In the context of Raoult's law, which applies to ideal solutions, the vapor pressure of a solution can be calculated as the sum of the partial pressures of each of its components. The partial pressure of each component is, in turn, the product of the mole fraction of the component in the liquid phase and its pure vapor pressure. This law simplifies the description of vapor-liquid equilibrium for solutions by making the assumption that the intermolecular forces between unlike molecules are similar to those between like molecules.

To calculate the vapor pressure of the solution, we first need to determine the mole fraction of each component (as shown in the given exercise steps). Then, we multiply these mole fractions by the respective pure vapor pressures and sum them up. The reasoning behind this is that each component of an ideal solution contributes to the total vapor pressure proportionally to its amount (mole fraction) and its inherent vapor pressure when pure.

Mole Fraction

The mole fraction is a way of expressing the concentration of a component in a mixture. It is defined as the ratio of the number of moles of one particular component to the total number of moles of all components present in the mixture. Mathematically, the mole fraction, denoted as \( χ_i \), of component \( i \) is given by \( χ_i = \frac{n_i}{n_{total}} \), where \( n_i \) is the number of moles of that component, and \( n_{total} \) is the sum of moles of all components.

This dimensionless quantity plays a crucial role when we apply Raoult's law to find the vapor pressure of a solution. In the exercise provided, the mole fractions of pentane and hexane in the liquid phase are important for determining not only the vapor pressure of the solution but also the composition of the vapor phase. The mole fraction is key in various thermodynamic calculations, as it relates to the composition of both phases when a liquid is in equilibrium with its vapor.

Ideal Solution

An ideal solution is a hypothetical solution in which the enthalpy of mixing is zero and the volume of mixing is also considered to be negligible. In other words, there are no heat changes or volume changes when the components are mixed to form the solution. These solutions follow Raoult's law at all concentrations for all the components in the mixture.

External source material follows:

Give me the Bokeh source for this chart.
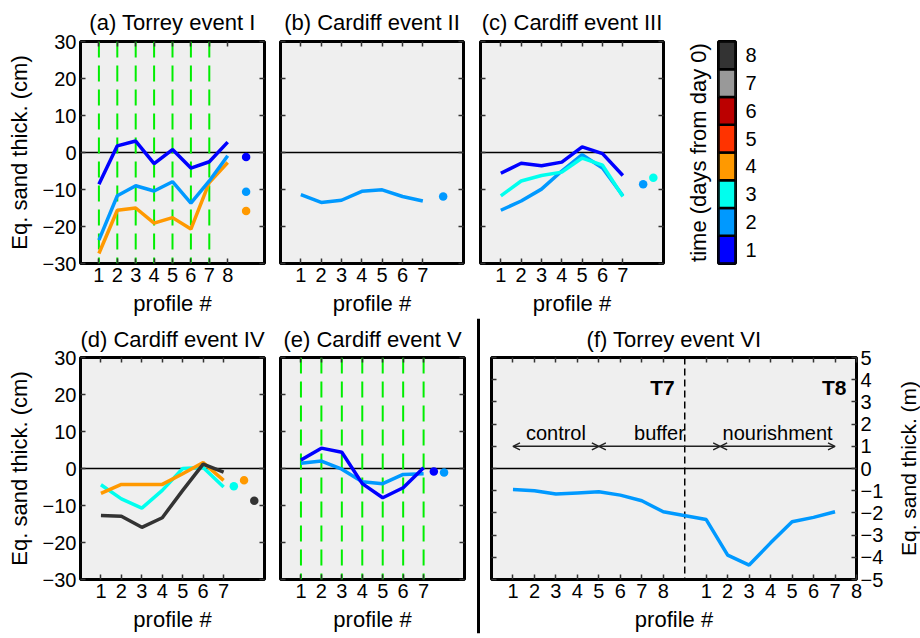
from bokeh.core.properties import value
from bokeh.embed import file_html
from bokeh.layouts import column, row
from bokeh.models import Arrow, ColumnDataSource, FixedTicker, LinearAxis, OpenHead, Range1d, Span
from bokeh.plotting import figure
from bokeh.resources import INLINE

# ---------------------------------------------------------------- data
DAYS = [1, 2, 3, 4, 5, 6, 7, 8]
DAY_COLORS = ["#0000ff", "#0099ff", "#00ffee", "#ff9900",
              "#ff3300", "#bb0000", "#999999", "#333333"]

# (a) Torrey event I -- equivalent sand thickness change (cm) per profile
A_PROFILES = [1, 2, 3, 4, 5, 6, 7, 8]
A_DAY1 = [-8.6, 1.8, 3.1, -3.0, 0.8, -4.2, -2.5, 2.8]
A_DAY2 = [-23.7, -11.7, -9.0, -10.4, -7.9, -13.7, -7.7, -0.9]
A_DAY4 = [-27.3, -15.6, -15.0, -19.1, -17.6, -20.7, -8.1, -2.7]
A_MEAN_DAYS = [1, 2, 4]
A_MEANS = [-1.2, -10.6, -15.8]
A_MEAN_X = [9, 9, 9]
A_DASHED_PROFILES = [1, 2, 3, 4, 5, 6, 7]

# (b) Cardiff event II
B_PROFILES = [1, 2, 3, 4, 5, 6, 7]
B_DAY2 = [-11.4, -13.5, -12.9, -10.5, -10.1, -11.9, -13.1]
B_MEAN_DAYS = [2]
B_MEANS = [-11.9]
B_MEAN_X = [8]

# (c) Cardiff event III
C_PROFILES = [1, 2, 3, 4, 5, 6, 7]
C_DAY1 = [-5.6, -2.9, -3.6, -2.6, 1.5, -0.3, -6.2]
C_DAY2 = [-15.6, -13.1, -9.9, -5.0, -0.6, -4.2, -11.7]
C_DAY3 = [-11.7, -7.7, -6.2, -5.3, -1.5, -3.4, -11.9]
C_MEAN_DAYS = [2, 3]
C_MEANS = [-8.6, -6.8]
C_MEAN_X = [8, 8.5]

# (d) Cardiff event IV
D_PROFILES = [1, 2, 3, 4, 5, 6, 7]
D_DAY3 = [-4.4, -8.2, -10.7, -5.9, 0.0, 0.3, -5.0]
D_DAY4 = [-6.7, -4.3, -4.3, -4.3, -1.4, 1.6, -3.2]
D_DAY8 = [-12.7, -12.9, -15.9, -13.3, -5.9, 1.2, -1.0]
D_MEAN_DAYS = [3, 4, 8]
D_MEANS = [-4.8, -3.2, -8.7]
D_MEAN_X = [7.5, 8, 8.5]

# (e) Cardiff event V
E_PROFILES = [1, 2, 3, 4, 5, 6, 7]
E_DAY1 = [2.3, 5.5, 4.4, -4.1, -7.9, -5.2, 0.2]
E_DAY2 = [1.4, 2.0, -0.2, -3.6, -4.1, -1.6, -1.4]
E_MEAN_DAYS = [1, 2]
E_MEANS = [-0.8, -1.1]
E_MEAN_X = [7.5, 8]
E_DASHED_PROFILES = [1, 2, 3, 4, 5, 6, 7]

# (f) Torrey event VI -- thickness change (m), transects T7 and T8
T7_PROFILES = [1, 2, 3, 4, 5, 6, 7, 8]
T7_VALUES = [-0.95, -1.0, -1.15, -1.1, -1.05, -1.2, -1.45, -1.95]
T8_PROFILES = [1, 2, 3, 4, 5, 6, 7]
T8_VALUES = [-2.3, -3.9, -4.35, -3.35, -2.4, -2.2, -1.95]
T8_TICK_PROFILES = [1, 2, 3, 4, 5, 6, 7, 8]
T8_SHIFT = 9                       # T8 profiles are drawn to the right of T7
SECTION_NAMES = ["control", "buffer", "nourishment"]
SECTION_START = [1, 5, 10.65]
SECTION_END = [5, 10.65, 16]
SECTION_Y = 1

# ---------------------------------------------------------------- style
FONT = "Liberation Sans"
TICK_PX = "20px"
LABEL_PX = "22px"
FRAME_BG = "#efefef"
CM_TICKS = [-30, -20, -10, 0, 10, 20, 30]
M_TICKS = [-5, -4, -3, -2, -1, 0, 1, 2, 3, 4, 5]


def fmt(v):
    return ("%g" % v).replace("-", "\u2212")


def add_axis(p, side, ticks, labels=None, title=None, standoff=4, tick_len=5,
             label_standoff=6, label_size=LABEL_PX):
    ax = LinearAxis(ticker=FixedTicker(ticks=ticks, minor_ticks=[]))
    ax.axis_line_color = None
    ax.major_tick_in = tick_len
    ax.major_tick_out = 0
    ax.major_tick_line_color = "#333333" if tick_len else None
    ax.major_tick_line_width = 1.5
    ax.minor_tick_line_color = None
    if labels is None:
        ax.major_label_text_font_size = "0px"
        ax.major_label_standoff = 0
        ax.major_label_text_color = None
    else:
        ax.major_label_overrides = {t: l for t, l in zip(ticks, labels)}
        ax.major_label_text_font = FONT
        ax.major_label_text_font_size = TICK_PX
        ax.major_label_text_color = "black"
        ax.major_label_standoff = standoff
    if title:
        ax.axis_label = title
        ax.axis_label_text_font = FONT
        ax.axis_label_text_font_size = label_size
        ax.axis_label_text_font_style = "normal"
        ax.axis_label_text_color = "black"
        ax.axis_label_standoff = label_standoff
    p.add_layout(ax, side)
    return ax


def bare_figure(width, height, xr, yr, borders):
    bl, br, bt, bb = borders
    p = figure(width=width, height=height,
               x_range=Range1d(*xr), y_range=Range1d(*yr),
               output_backend="svg", toolbar_location=None,
               x_axis_location=None, y_axis_location=None,
               min_border_left=bl, min_border_right=br,
               min_border_top=bt, min_border_bottom=bb)
    p.xgrid.visible = False
    p.ygrid.visible = False
    p.border_fill_color = "white"
    p.background_fill_color = "white"
    p.outline_line_color = None
    return p


def make_panel(title, width, height, xr, yr, borders, title_gap):
    p = bare_figure(width, height, xr, yr, borders)
    p.background_fill_color = FRAME_BG
    p.outline_line_color = "black"
    p.outline_line_width = 3
    p.title.text = title
    p.title.align = "center"
    p.title.text_font = FONT
    p.title.text_font_size = LABEL_PX
    p.title.text_font_style = "normal"
    p.title.text_color = "black"
    p.title.standoff = title_gap
    return p


def event_panel(title, width, height, borders, title_gap, x_end, profiles, series,
                mean_days, means, mean_x, dashed=None, ylabels=False):
    p = make_panel(title, width, height, (0, x_end), (-30, 30), borders, title_gap)
    p.add_layout(Span(location=0, dimension="width", line_color="black",
                      line_width=1.3, level="underlay"))
    for x in dashed or []:
        p.add_layout(Span(location=x, dimension="height", line_color="#00ee00",
                          line_width=2, line_dash="16 8", level="underlay"))
    for day, ys in series:
        p.line(profiles, ys, line_color=DAY_COLORS[day - 1], line_width=3.5)
    p.scatter(mean_x, means, size=8.5, line_color=None,
              fill_color=[DAY_COLORS[d - 1] for d in mean_days])
    add_axis(p, "below", profiles, [str(v) for v in profiles], "profile #")
    add_axis(p, "above", profiles)
    if ylabels:
        add_axis(p, "left", CM_TICKS, [fmt(v) for v in CM_TICKS], "Eq. sand thick. (cm)",
                 label_standoff=8)
    else:
        add_axis(p, "left", CM_TICKS)
    add_axis(p, "right", CM_TICKS)
    return p


# ---------------------------------------------------------------- top row
TOP_H = 318
TOP_B = (40, 55)            # top / bottom border of the top-row frames
pa = event_panel("(a) Torrey event I", 272, TOP_H, (80, 8) + TOP_B, 14, 10, A_PROFILES,
                 [(4, A_DAY4), (2, A_DAY2), (1, A_DAY1)],
                 A_MEAN_DAYS, A_MEANS, A_MEAN_X, dashed=A_DASHED_PROFILES, ylabels=True)
pb = event_panel("(b) Cardiff event II", 200, TOP_H, (8, 9) + TOP_B, 14, 9, B_PROFILES,
                 [(2, B_DAY2)], B_MEAN_DAYS, B_MEANS, B_MEAN_X)
pc = event_panel("(c) Cardiff event III", 200, TOP_H, (8, 9) + TOP_B, 14, 9, C_PROFILES,
                 [(2, C_DAY2), (3, C_DAY3), (1, C_DAY1)],
                 C_MEAN_DAYS, C_MEANS, C_MEAN_X)

# colour key for the days since day 0
cb = bare_figure(248, TOP_H, (0, 1), (0.5, 8.5), (46, 185) + TOP_B)
cb.outline_line_color = "black"
cb.outline_line_width = 3
cb.rect(x=0.5, y=DAYS, width=1, height=1, fill_color=DAY_COLORS,
        line_color="black", line_width=2.5)
add_axis(cb, "left", [], None, "time (days from day 0)", tick_len=0, label_standoff=8)
add_axis(cb, "right", DAYS, [str(d) for d in DAYS], standoff=10, tick_len=0)

# ---------------------------------------------------------------- bottom row
BOT_H = 320
BOT_B = (39, 59)
pd_ = event_panel("(d) Cardiff event IV", 272, BOT_H, (80, 8) + BOT_B, 12, 9, D_PROFILES,
                  [(3, D_DAY3), (4, D_DAY4), (8, D_DAY8)],
                  D_MEAN_DAYS, D_MEANS, D_MEAN_X, ylabels=True)
pe = event_panel("(e) Cardiff event V", 198, BOT_H, (8, 6) + BOT_B, 12, 9, E_PROFILES,
                 [(2, E_DAY2), (1, E_DAY1)], E_MEAN_DAYS, E_MEANS, E_MEAN_X,
                 dashed=E_DASHED_PROFILES)

# vertical rule separating the Cardiff panels from the Torrey VI panel
sep = bare_figure(16, BOT_H, (0, 1), (0, 1), (0, 0, 0, 5))
sep.frame_align = False
sep.title.visible = False
sep.add_layout(Span(location=0.5, dimension="height", line_color="black", line_width=3))

# (f) Torrey event VI
t8_x = [v + T8_SHIFT for v in T8_PROFILES]
t8_tick_x = [v + T8_SHIFT for v in T8_TICK_PROFILES]
boundary = (T7_PROFILES[-1] + T8_SHIFT + T8_TICK_PROFILES[0]) / 2
pf = make_panel("(f) Torrey event VI", 400, BOT_H, (0, t8_tick_x[-1]), (-5, 5),
                (5, 28) + BOT_B, 12)
pf.add_layout(Span(location=0, dimension="width", line_color="black",
                   line_width=1.3, level="underlay"))
pf.add_layout(Span(location=boundary, dimension="height", line_color="black",
                   line_width=1.5, line_dash="7 4", level="underlay"))
pf.line(T7_PROFILES + t8_x, T7_VALUES + T8_VALUES, line_color=DAY_COLORS[1], line_width=3.5)

arrow_src = ColumnDataSource(dict(x0=SECTION_START, x1=SECTION_END,
                                  y=[SECTION_Y] * len(SECTION_NAMES)))
pf.add_layout(Arrow(source=arrow_src, x_start="x0", y_start="y", x_end="x1", y_end="y",
                    line_color="#222222", line_width=1.5,
                    start=OpenHead(size=7, line_width=1.5, line_color="#222222"),
                    end=OpenHead(size=7, line_width=1.5, line_color="#222222")))
pf.text(x=[(s + e) / 2 for s, e in zip(SECTION_START, SECTION_END)],
        y=[SECTION_Y] * len(SECTION_NAMES), text=SECTION_NAMES,
        text_font=value(FONT), text_font_size="20px", text_color="black",
        text_align="center", text_baseline="bottom", y_offset=-2)
pf.text(x=[boundary, t8_tick_x[-1]], y=[3.65, 3.65], text=["T7", "T8"],
        text_font=value(FONT), text_font_size="21px", text_font_style="bold",
        text_color="black", text_align="right", text_baseline="alphabetic", x_offset=-10)

f_ticks = T7_PROFILES + t8_tick_x
f_labels = [str(v) for v in T7_PROFILES] + [str(v) for v in T8_TICK_PROFILES]
add_axis(pf, "below", f_ticks, f_labels, "profile #")
add_axis(pf, "above", f_ticks)
add_axis(pf, "left", M_TICKS)
add_axis(pf, "right", M_TICKS, [fmt(v) for v in M_TICKS])

# the metre-scale axis title, read bottom to top beside panel (f)
fl = bare_figure(34, BOT_H, (0, 1), (-5, 5), (33, 0) + BOT_B)
add_axis(fl, "left", [], None, "Eq. sand thick. (m)", tick_len=0, label_standoff=0,
         label_size="21px")

layout = column(row(pa, pb, pc, cb, spacing=0),
                row(pd_, pe, sep, pf, fl, spacing=0), spacing=0)

with open("out.html", "w") as fh:
    fh.write(file_html(layout, INLINE, title="Eq. sand thickness"))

An ideal solution assumes that the intermolecular forces between dissimilar molecules are equivalent to those between similar molecules. Due to this assumption, the properties of the solution can be predicted from the properties of the pure components. For example, pentane and hexane form an ideal solution as described in the exercise, because the size and type of intermolecular forces (dispersion forces) in pentane and hexane are similar.

However, in reality, many solutions deviate from ideal behavior due to interactions between molecules of different substances being different from those within the same substance. These are called non-ideal solutions and often require additional factors or corrections to be applied to Raoult's law to accurately describe their behavior.